Pomarańczowi chcieli jak najszybciej zapomnieć o poprzednim (mocno nieudanym sezonie), ale tym razem musieli zaakceptować wygraną rywali. Brakowało bowiem innej opcji w ataku. Krzysztof Gąsiewski dwukrotnie wykorzystał błędy „świeżaków” i dał się faulować w polu karnym. Dwukrotnie także się nie pomylił, a na dodatek fenomenalnie dograł piłkę do Mateusza Osińskiego. Starali się coś namieszać Dariusz Andrzejewski i Mariusz Krzciuk, obronę pilnował Wojciech Lewandowski, ale ostatecznie TOYOTA MH nie była w stanie strzelić więcej goli niż rywale.

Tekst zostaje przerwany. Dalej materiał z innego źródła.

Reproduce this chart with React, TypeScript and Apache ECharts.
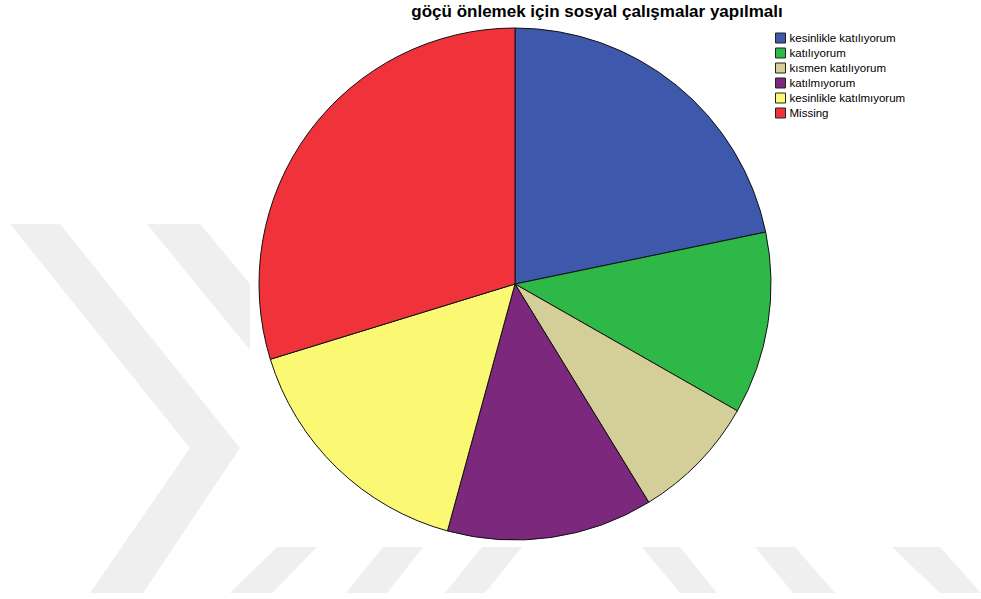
import React, { useEffect, useRef } from "react";
import * as echarts from "echarts";

const TITLE = "göçü önlemek için sosyal çalışmalar yapılmalı";
const categories = [
  "kesinlikle katılıyorum",
  "katılıyorum",
  "kısmen katılıyorum",
  "katılmıyorum",
  "kesinlikle katılmıyorum",
  "Missing",
];
const values = [43.5, 23, 16, 26, 32, 59.5];
const colors = ["#3E58AC", "#2EB848", "#D4CF98", "#7B287D", "#FBF873", "#F0323A"];

const WM = "#efefef";
const watermark: number[][][] = [
  [[10, 224], [60, 224], [240, 448], [143, 593], [90, 593], [190, 448]],
  [[147, 224], [200, 224], [250, 284], [250, 350]],
  [[277, 547], [317, 547], [272, 593], [230, 593]],
  [[383, 547], [423, 547], [387, 593], [346, 593]],
  [[482, 547], [522, 547], [485, 593], [445, 593]],
  [[642, 547], [680, 547], [717, 593], [680, 593]],
  [[755, 547], [795, 547], [835, 593], [793, 593]],
  [[892, 547], [940, 547], [981, 593], [940, 593]],
];

export default function App() {
  const ref = useRef<HTMLDivElement>(null);
  useEffect(() => {
    if (!ref.current) return;
    const chart = echarts.init(ref.current, null, { renderer: "svg" });
    chart.setOption({
      animation: false,
      backgroundColor: "#ffffff",
      title: {
        text: TITLE,
        left: 597,
        textAlign: "center",
        top: 3,
        padding: 0,
        textStyle: {
          fontFamily: "Liberation Sans, Arial, sans-serif",
          fontSize: 17,
          fontWeight: "bold",
          color: "#000",
        },
      },
      legend: {
        orient: "vertical",
        left: 775,
        top: 32,
        padding: 0,
        itemWidth: 10,
        itemHeight: 10,
        itemGap: 3,
        icon: "rect",
        selectedMode: false,
        data: categories,
        itemStyle: { borderColor: "#222", borderWidth: 1 },
        textStyle: {
          fontFamily: "Liberation Sans, Arial, sans-serif",
          fontSize: 11.5,
          lineHeight: 10,
          color: "#000",
          padding: [0, 0, 0, -1],
        },
      },
      graphic: watermark.map((pts) => ({
        type: "polygon",
        z: -10,
        silent: true,
        shape: { points: pts },
        style: { fill: WM },
      })),
      series: [
        {
          type: "pie",
          center: [515, 284],
          radius: 256,
          startAngle: 90,
          clockwise: true,
          label: { show: false },
          labelLine: { show: false },
          emphasis: { disabled: true },
          itemStyle: { borderColor: "#111", borderWidth: 1 },
          data: categories.map((name, i) => ({
            name,
            value: values[i],
            itemStyle: { color: colors[i] },
          })),
        },
      ],
    });
    return () => chart.dispose();
  }, []);
  return <div ref={ref} style={{ width: 981, height: 599, position: "absolute", left: 0, top: 0 }} />;
}
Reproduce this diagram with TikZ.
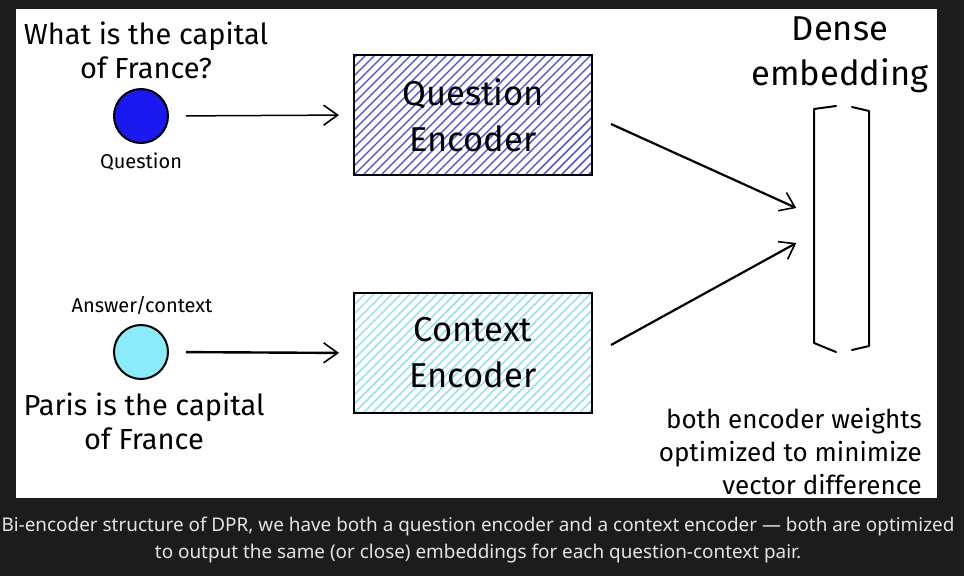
\documentclass[tikz,border=0pt]{standalone}
\usepackage{fontspec}
\usetikzlibrary{arrows.meta}
\newfontfamily\hwfont{Fira Sans}
\newfontfamily\capfont{Noto Sans}
\definecolor{bgdark}{RGB}{28,28,28}
\definecolor{capgray}{RGB}{228,228,228}
\definecolor{qblue}{RGB}{26,26,240}
\definecolor{cblue}{RGB}{138,236,250}
\definecolor{qhatch}{RGB}{70,70,225}
\definecolor{chatch}{RGB}{140,224,238}
\tikzset{
  hw/.style={font=\hwfont, align=center, inner sep=0pt},
  dot/.style={circle, draw=black, line width=2pt, minimum size=54pt, inner sep=0pt},
  arr/.style={-{Straight Barb[length=14pt,width=20pt,line width=1.6pt]}, line width=#1},
  arr/.default=2.2pt,
  encbox/.style={draw=black, line width=2pt, minimum width=238pt, minimum height=120pt,
    align=center, inner sep=0pt, font=\hwfont\fontsize{34.5}{46}\selectfont,
    path picture={
      \foreach \k in {-30,...,30}
        \draw[#1, line width=1.4pt]
          ([xshift=\k*9pt]path picture bounding box.south west) -- ++(160pt,160pt);
    }},
  brk/.style={line width=2pt, line cap=round, line join=round}
}
\begin{document}
\begin{tikzpicture}[x=1pt,y=-1pt]
\fill[bgdark] (0,0) rectangle (964,576);
\fill[white] (16,9) rectangle (937,498);

% left texts
\node[hw, font=\hwfont\fontsize{29}{34}\selectfont] (qtext) at (146,50) {What is the capital\\of France?};
\node[dot, fill=qblue] (qdot) at (141,116) {};
\node[hw, font=\hwfont\fontsize{20}{22}\selectfont] (qlab) at (141,162) {Question};

\node[hw, font=\hwfont\fontsize{20}{22}\selectfont] (clab) at (142,305) {Answer/context};
\node[dot, fill=cblue] (cdot) at (141,352) {};
\node[hw, font=\hwfont\fontsize{29}{34}\selectfont] (ctext) at (144,421) {Paris is the capital\\of France};

% encoders
\node[encbox=qhatch] (qenc) at (473,115) {Question\\Encoder};
\node[encbox=chatch] (cenc) at (473,353) {Context\\Encoder};

% embedding
\node[minimum width=55pt, minimum height=244pt, inner sep=0pt] (emb) at (841,228) {};
\draw[brk] (836,106) -- (814,109) -- (814,343) -- (836,352);
\draw[brk] (852,107) -- (869,111) -- (869,346) -- (852,350);
\node[hw, font=\hwfont\fontsize{34.5}{45}\selectfont] (embtext) at (840,55) {Dense\\embedding};

% note
\node[hw, align=right, anchor=north east, font=\hwfont\fontsize{26}{33}\selectfont] (note) at (922,408) {both encoder weights\\optimized to minimize\\vector difference};

% connectors
\draw[arr=1.5pt, shorten <=17pt, shorten >=14pt] (qdot.east) -- (qenc.west);
\draw[arr=2.4pt, shorten <=17pt, shorten >=14pt] (cdot.east) -- (cenc.west);
\draw[arr] ([xshift=18pt,yshift=-9pt]qenc.east) -- ([xshift=-17pt,yshift=20pt]emb.west);
\draw[arr] ([xshift=18pt,yshift=8pt]cenc.east) -- ([xshift=-17pt,yshift=-15pt]emb.west);

% caption
\node[font=\capfont\fontsize{18.9}{27}\selectfont, text=capgray, align=center, inner sep=0pt] (cap) at (478,540)
  {Bi-encoder structure of DPR, we have both a question encoder and a context encoder — both are optimized\\to output the same (or close) embeddings for each question-context pair.};
\end{tikzpicture}
\end{document}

HAYS wszedł w ELIT V Ligę z drzwiami i futryną. Beniaminek zagrał zupełnie bez kompleksów, dość pewnie dominując przez większość spotkania. Warto więc zacząć od tego, co robili najgorzej. Muszą się przyzwyczaić do lekkiego odpuszczenia w obronie. Faulowali bardzo mało, ale za to w polu karnym. Przechodząc natomiast do tego, co nam się podobało: wymieniający się pozycjami atak, oddawanie uderzeń z dystansu i twarda obrona. Zbigniew Supeł i Jacek Bogusiewicz doskonale rozumieli się po atakowanej stronie boiska, a ich koledzy zapewnili odpowiednie wsparcie. Zbigniew popisał się piękną bramką w samo okienko i być może zobaczymy go w głosowaniu na bramkę tygodnia. HAYS zagrał bardzo dobre spotkanie, doskonale rozpoczyna sezon i sięga po 3 punkty!
Plusy:
- Zbigniew Supeł. Chociaż mogło się wydawać, że w ataku to ktoś inny gra pierwsze skrzypce, to Zbigniew także stał się głównym aktorem tego widowiska
- Krzysztof Gąsiewski. Myślisz TOYOTA, mówisz Krzysztof. Ciężko sobie wyobrazić ofensywę tego zespołu bez niego. Niczym weteran wykorzystywał najmniejsze błędy rywali
- Ofensywa HAYS. Gdy jeden zawodnik dostawał krycie, natychmiast koledzy grali na innego, który doskonale wypełniał rolę swojego poprzednika
Minusy:
- Głupie błędy. O golach kilka razy zadecydowały błędy obrony
Zawodnik meczu: Jacek Bogusiewicz [HAYS]
Dwa gole, oba sprzed pola karnego. Jacek często brał grę na siebie i zapewniał kolegom dość dużo miejsca w okolicach pola karnego.